Hay lecciones en la carpintería que se aprenden con libros y tutoriales, y otras que solo se aprenden a martillazo limpio... literalmente.
Hace un tiempo, estaba trabajando en un proyecto simple: una repisa flotante. Mi plan era algo sencillo y elegante, pero el universo tenía otros planes. Allí estaba yo, confiado, sosteniendo un clavo con una mano mientras empuñaba el martillo con la otra, como si estuviera en un concurso de bricolaje extremo.

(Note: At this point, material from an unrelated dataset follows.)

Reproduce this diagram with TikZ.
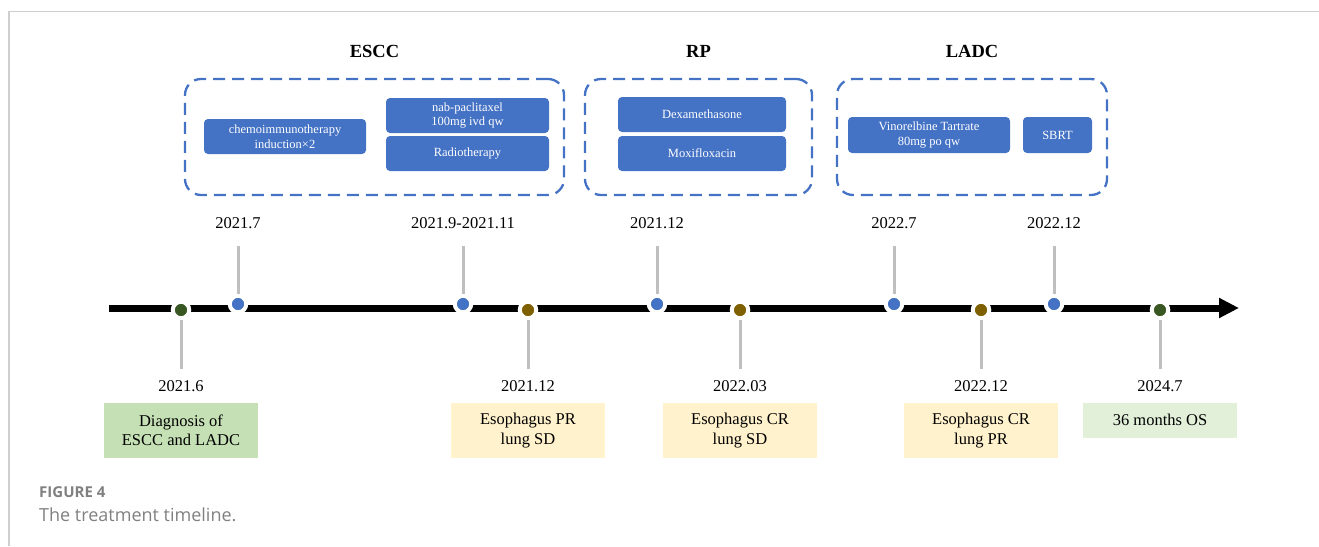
\documentclass[tikz,border=0pt]{standalone}
\usepackage{fontspec}
\setmainfont{Liberation Serif}
\newfontfamily\capfont{Open Sans}
\usetikzlibrary{arrows.meta,positioning}
\definecolor{boxblue}{HTML}{4472C4}
\definecolor{stemgray}{HTML}{BFBFBF}
\definecolor{dotgreen}{HTML}{385723}
\definecolor{dotbrown}{HTML}{7F6000}
\definecolor{resyellow}{HTML}{FFF2CC}
\definecolor{diaggreen}{HTML}{C5E0B4}
\definecolor{osgreen}{HTML}{E2EFD9}
\definecolor{framegray}{HTML}{CFCFCF}
\definecolor{capgray}{HTML}{808080}
% event above the axis: name, x, date
\newcommand\upevent[3]{\node(#1)[dot,fill=boxblue] at (#2,304){};
  \coordinate(#1t) at (#2,246); \draw[stem](#1t)--(#1);
  \node[date,above=17pt of #1t]{#3};}
% event below the axis: name, x, colour, date
\newcommand\downevent[4]{\node(#1)[dot,fill=#3] at (#2,310){};
  \coordinate(#1b) at (#2,369); \draw[stem](#1)--(#1b);
  \node(#1l)[date,below=11pt of #1b]{#4};}

\begin{document}
\begin{tikzpicture}[x=1pt,y=-1pt,
    drug/.style={fill=boxblue,rounded corners=4pt,text=white,inner sep=0pt,
        font=\fontsize{12.5}{14.5}\selectfont,align=center},
    group/.style={draw=boxblue,dash pattern=on 12pt off 7pt,line width=2.3pt,
        rounded corners=16pt,inner sep=0pt},
    title/.style={font=\fontsize{18.5}{22}\selectfont\bfseries,inner sep=0pt},
    date/.style={font=\fontsize{16.5}{20}\selectfont,inner sep=0pt},
    result/.style={font=\fontsize{16.5}{19.5}\selectfont,align=center,inner sep=0pt,
        minimum width=154pt},
    dot/.style={circle,draw=white,line width=4pt,minimum size=16.5pt,inner sep=0pt},
    stem/.style={draw=stemgray,line width=3pt},
    axis/.style={line width=7pt,-{Triangle[length=20pt,width=19pt]}}]
\useasboundingbox (0,0) rectangle (1319,546);
% frame of the figure
\draw[framegray,line width=1.5pt] (9,546)--(9,11.5)--(1319,11.5);

% treatment groups
\node(escc)[group,minimum width=379pt,minimum height=116pt] at (374.5,137){};
\node(rp)[group,minimum width=227pt,minimum height=116pt] at (698.5,137){};
\node(ladc)[group,minimum width=270pt,minimum height=116pt] at (972,137){};
\node[title,above=20pt of escc]{ESCC};
\node[title,above=20pt of rp]{RP};
\node[title,above=20pt of ladc]{LADC};

\node(chemo)[drug,minimum width=162pt,minimum height=35pt] at (285,136.5){chemoimmunotherapy\\induction×2};
\node(nab)[drug,minimum width=163pt,minimum height=35pt] at (467.5,115.5){nab-paclitaxel\\100mg ivd qw};
\node(radio)[drug,minimum width=163pt,minimum height=35pt] at (467.5,153.5){Radiotherapy};
\node(dexa)[drug,minimum width=168pt,minimum height=35pt] at (702,114.5){Dexamethasone};
\node(moxi)[drug,minimum width=168pt,minimum height=35pt] at (702,153.5){Moxifloxacin};
\node(vino)[drug,minimum width=162pt,minimum height=36pt] at (929,135){Vinorelbine Tartrate\\80mg po qw};
\node(sbrt)[drug,minimum width=69pt,minimum height=36pt] at (1057.5,135){SBRT};

% timeline
\coordinate(start) at (109,308);
\coordinate(end) at (1239,308);
\draw[axis] (start)--(end);

\downevent{e1}{181}{dotgreen}{2021.6}
\upevent{e2}{238}{2021.7}
\upevent{e3}{463}{2021.9-2021.11}
\downevent{e4}{528}{dotbrown}{2021.12}
\upevent{e5}{657}{2021.12}
\downevent{e6}{740}{dotbrown}{2022.03}
\upevent{e7}{894}{2022.7}
\downevent{e8}{981}{dotbrown}{2022.12}
\upevent{e9}{1054}{2022.12}
\downevent{e10}{1160}{dotgreen}{2024.7}

% outcomes
\node[result,fill=diaggreen,minimum height=55pt,below=11pt of e1l]{Diagnosis of\\ESCC and LADC};
\node[result,fill=resyellow,minimum height=55pt,below=11pt of e4l]{Esophagus PR\\lung SD};
\node[result,fill=resyellow,minimum height=55pt,below=11pt of e6l]{Esophagus CR\\lung SD};
\node[result,fill=resyellow,minimum height=55pt,below=11pt of e8l]{Esophagus CR\\lung PR};
\node[result,fill=osgreen,minimum height=35pt,below=11pt of e10l]{36 months OS};

% caption
\node(fig)[anchor=west,inner sep=0pt,text=capgray,font=\capfont\bfseries\fontsize{15}{18}\selectfont] at (39,492){FIGURE 4};
\node(cap)[anchor=west,inner sep=0pt,text=capgray,font=\capfont\fontsize{18}{21}\selectfont] at (39,515){The treatment timeline.};
\end{tikzpicture}
\end{document}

Primero, un golpe certero: ¡pam! El clavo entró como manteca. Segundo golpe: algo torcido, pero aceptable. Tercer golpe: ¡PAF!... mi dedo gritó lo que mi orgullo no quiso admitir. Había fallado de una manera tan espectacular que hasta el martillo parecía mirarme con lástima.
Mientras bailaba alrededor del taller sosteniéndome el dedo, mi perro (testigo silencioso de mis fracasos) decidió que ese era el momento perfecto para sentarse sobre la madera. Sí, sobre la repisa en progreso. Ahora, no solo tenía un dedo herido, sino un proyecto con una huella canina perfectamente marcada.
La moraleja de la historia: la carpintería no siempre sale como uno espera, pero las anécdotas siempre valen la pena. Cada martillazo fallido, cada tabla torcida y cada huella inesperada son parte del viaje. Y si alguna vez sientes que la madera te está ganando, recuerda: siempre puedes culpar al perro.